Laurent Raphaël

Édito: Le vers est dans le fruit

Laurent Raphaël Rédacteur en chef Focus

Et si la prose ne suffisait plus à décrire ce monde, sa folie, sa versatilité, sa violence aveugle?

A défaut de pouvoir en verbaliser les égarements avec le pinceau de la raison, on peut toujours le repoétiser, manière à la fois d’exprimer par d’autres voies littéraires la mesure de sa douleur ou de son effroi devant l’incompréhensible, et de reprendre la main sur le cours impromptu des choses en passant cette réalité pleine d’aspérités au papier de… vers.

La pou0026#xE9;sie est l’antidote contre la barbarie.

Echappée de Lagarde et Michard, la poésie s’offre ainsi une nouvelle jeunesse, court-circuitant le débat public là où on ne l’attendait plus sinon dans les cartables scolaires, offrant sa béquille à notre incompréhension, notre désarroi, notre effarement permanent. Au lendemain du sinistre 13 novembre, à côté de la Marseillaise et des drapeaux tricolores, on a vu des citoyens égarés brandir Liberté de Paul Eluard ou déployer sur les réseaux sociaux rimes et alexandrins pour circonscrire la brûlure de la douleur et du chagrin. Comme ce député hexagonal, Frédéric Lefebvre, avec ce vibrant Hymne au déchirant novembre plus Valéry que Baudelaire qui s’ouvrait sur cette note grave: « Dans la nuit ton coeur s’envole/Sur le sol s’écoule ton sang/Dans le ciel ta voix résonne/Sur l’asphalte s’écrase ton flanc. » Quelques mots sobres qui en disent aussi long que des heures de direct sur BFMTV… De quoi aussi faire mentir Theodor Adorno quand il déclarait, péremptoire: « Plus de poésie après Auschwitz. » Au contraire, la poésie est l’antidote contre la barbarie. Elle est à la fois un refuge, une infirmerie et l’étendard d’une pensée libre et vagabonde.

Même chez Bond, elle a voix au chapitre, signe d’une mainstreamisation. C’était dans Skyfall, l’avant-dernier, M (Judi Dench) y dégainait un poème d’Alfred Tennyson pour moucher le rond de cuir qui lui cherchait des poux. Cet éloge de la poésie prend des formes diverses et variées. Avec pour l’anecdote, révélatrice d’une certaine boboïsation, la photo de Jacques Prévert sur le compte Instagram de Jamie Hewlett, la moitié de Gorillaz; et pour la postérité, la publication des poèmes de Raymond Carver chez l’Olivier, cortège de sensations étranges arrachées à la banalité.

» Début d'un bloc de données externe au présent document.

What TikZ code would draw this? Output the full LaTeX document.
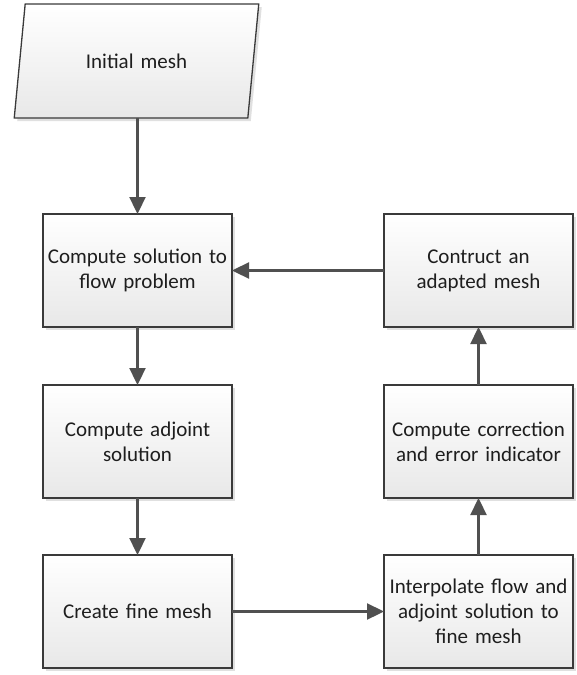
\documentclass[tikz,border=0pt]{standalone}
\usepackage{fontspec}
\setmainfont{Carlito}
\usetikzlibrary{positioning, shapes, shadows, arrows.meta}
\definecolor{edgegray}{HTML}{3A3A3A}
\definecolor{linegray}{HTML}{505050}
\definecolor{textgray}{HTML}{1E1E1E}

\begin{document}
\begin{tikzpicture}[x=1pt, y=1pt]
    \tikzstyle{process} = [draw=edgegray, line width=1.3pt, rectangle, top color=white, bottom color=black!9,
        minimum width=189pt, minimum height=113pt, text width=184pt, align=center, text=textgray,
        font=\fontsize{21}{25}\selectfont, inner sep=0pt, outer sep=0pt,
        drop shadow={shadow xshift=3pt, shadow yshift=-3pt, fill=black!12, opacity=1}];
    \tikzstyle{io} = [process, trapezium, trapezium left angle=63.4, trapezium right angle=116.6,
        trapezium stretches, minimum width=245pt, minimum height=114pt, text width=150pt];
    \tikzstyle{flow} = [draw=linegray, line width=2.3pt, -{Triangle[length=17pt, width=16pt]}];

    \useasboundingbox (0,0) rectangle (576,-675);

    \node[io] (init) at (136.5,-61) {Initial mesh};
    \node[process] (flowsol) at (137.5,-270.5) {Compute solution to\\flow problem};
    \node[process, below = 58pt of flowsol] (adjoint) {Compute adjoint\\solution};
    \node[process, below = 57pt of adjoint] (fine) {Create fine mesh};
    \node[process, right = 152pt of fine] (interp) {Interpolate flow and\\adjoint solution to\\fine mesh};
    \node[process, above = 57pt of interp] (correct) {Compute correction\\and error indicator};
    \node[process, above = 58pt of correct] (adapt) {Contruct an\\adapted mesh};

    \draw[flow] (init.south -| flowsol.north) -- (flowsol.north);
    \draw[flow] (flowsol.south) -- (adjoint.north);
    \draw[flow] (adjoint.south) -- (fine.north);
    \draw[flow] (fine.east) -- (interp.west);
    \draw[flow] (interp.north) -- (correct.south);
    \draw[flow] (correct.north) -- (adapt.south);
    \draw[flow] (adapt.west) -- (flowsol.east);
\end{tikzpicture}
\end{document}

Une forme qui a entretemps fait son nid dans la musique avec le slam et trouvé en certains ménestrels d’ardents défenseurs, d’Amy Winehouse, qui essorait ses déboires sentimentaux sur son carnet avant de les faire jazzer, à Abd al Malik, VRP de la poésie francophone, à laquelle il tire encore une fois son chapeau sur son dernier album Scarifications en convoquant le fantôme de Daniel Darc, version contemporaine du poète maudit. Autre indice: parmi les choses qu’on retiendra de Mons 2015, il y aura la sculpture ressuscitée d’Arne Quinze, mais aussi « La Phrase », ces kilomètres de poèmes qui ont fleuri sur les murs de la ville et qui seront bientôt édités chez Gallimard.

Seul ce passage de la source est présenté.